The Committee has adopted a new instruction, M Crim JI 41.4 (Making, Possessing, or Providing an Eavesdropping Device), for the crime set forth in MCL 750.539f. The new instruction is effective August 1, 2025.
[NEW] M Crim JI 41.4
Making, Possessing, or Providing an Eavesdropping Device
(1) The defendant is charged with the crime of making, possessing, or providing an eavesdropping device. To prove this charge, the prosecutor must prove each of the following elements beyond a reasonable doubt:
(2) First, that the defendant [made a device1 / possessed a device / provided a device to (identify recipient)] that could overhear, record, amplify, or transmit the private discussion of other persons.

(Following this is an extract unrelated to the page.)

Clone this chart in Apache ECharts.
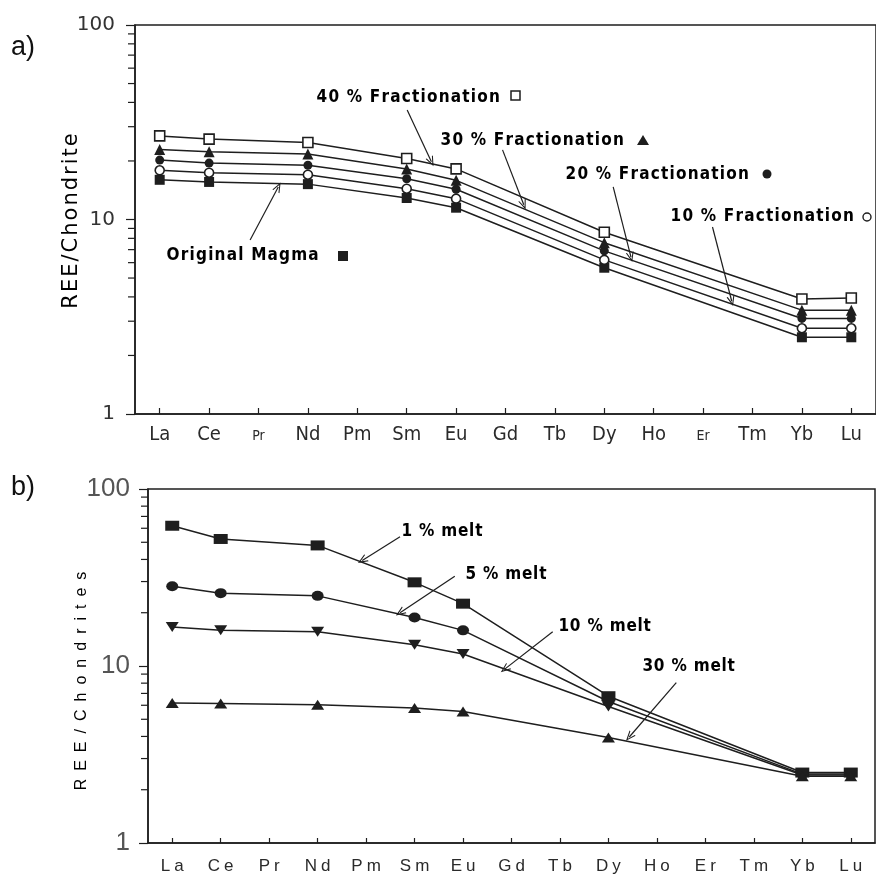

(3) Second, that the defendant [intended to use the device / intended to allow the device to be used] to overhear, record, amplify, or transmit the private discussion of others without all persons’ permission.2
[Persons can include individuals, partnerships, corporations, or associations.]3
[Use the following if the defendant is alleged to have provided the eavesdropping device to someone else:]
(4) Third, that when the defendant provided the device, [he / she] knew that it was intended to be used to overhear, record, amplify, or transmit the private discussion of others without all persons’ permission.
Use Notes
(1) MCL 750.539f provides “any device, contrivance, machine or apparatus designed or commonly used for eavesdropping.” The court may use any synonymous term.
(2) This is the definition of eavesdropping found at MCL 750.539a(2).
(3) MCL 750.539a(4) defines person as “any individual, partnership, corporation or association.” Use this definition where a complainant could be a partnership, corporation, or association.